The first question is easier, because the field of discussion is more contained. If a news site is going to claim that Trump supports war crimes, should it be making the same claim about Clinton?

And the answer to that is possibly "yes." Clinton supports the Obama administration's use of drones to target suspected terrorists in the Middle East. That policy has a nasty habit of killing civilians, sometimes hitting, say, a wedding, or a funeral. While the intent is to kill terrorists, the extent of what we euphemistically call "collateral damage" raises the plausible contention that the U.S. is engaged in a war crime through this policy. If you accept that judgment, then it is also true and contextualized that Clinton supports war crimes.

But then, Trump supports a similar use of drones.

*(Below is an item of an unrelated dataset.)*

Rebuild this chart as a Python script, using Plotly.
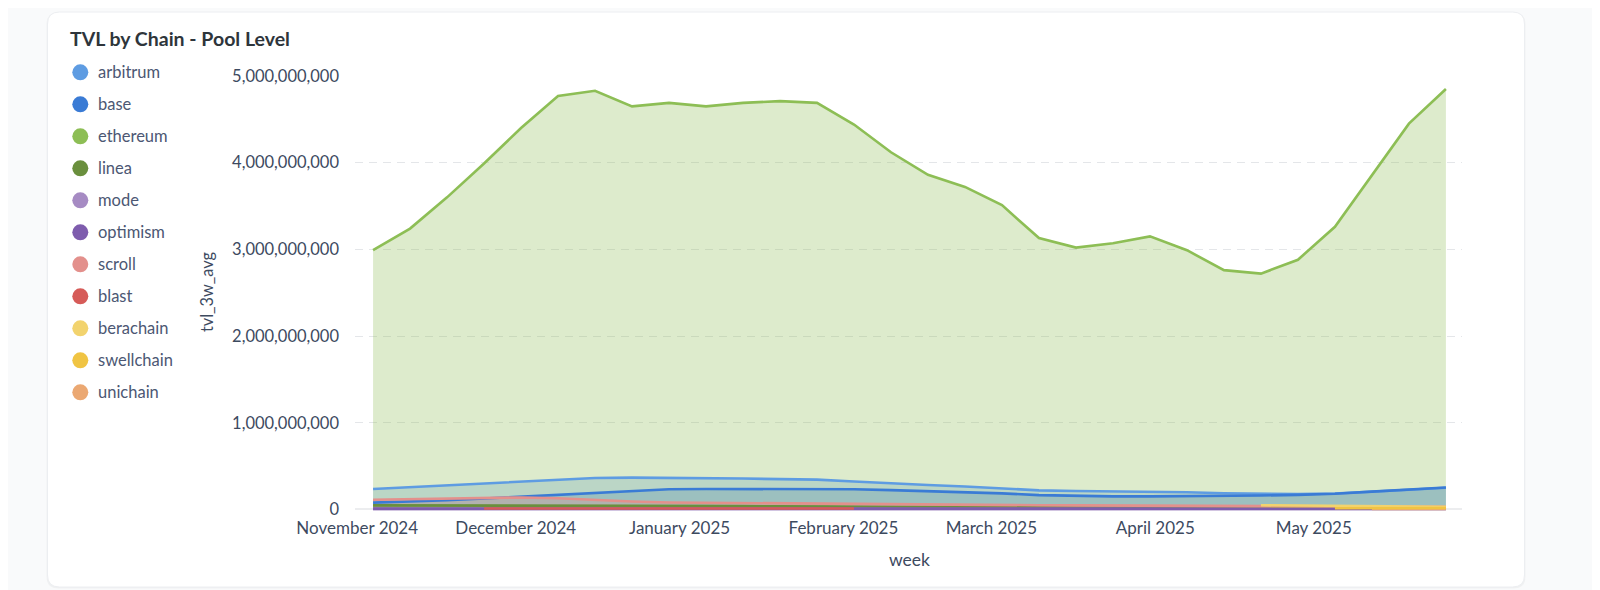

So looking at proportionality on the narrower issue of whether both candidates are being treated similarly on a given question, there is arguably some bias in saying, "Trump supports U.S. commission of war crimes," and leaving it at that.

To craft a statement that would be a balanced reflection of the range of both candidate's views, you'd have to say something like, "Both candidates support an action that is possibly a war crime, while Trump also supports a further action that almost certainly is a war crime."

If we're serious about the idea of bias in our sources of information, and put in the work to try to really ferret it out, the concept can actually be a tool to help us better understand the world.

The danger of the term (and the view behind it) is that we can also use it as an easy way to avoid having to acknowledge information that conflicts with what we already believe. If we retreat to that use of the word, then we cut ourselves off from learning about the world.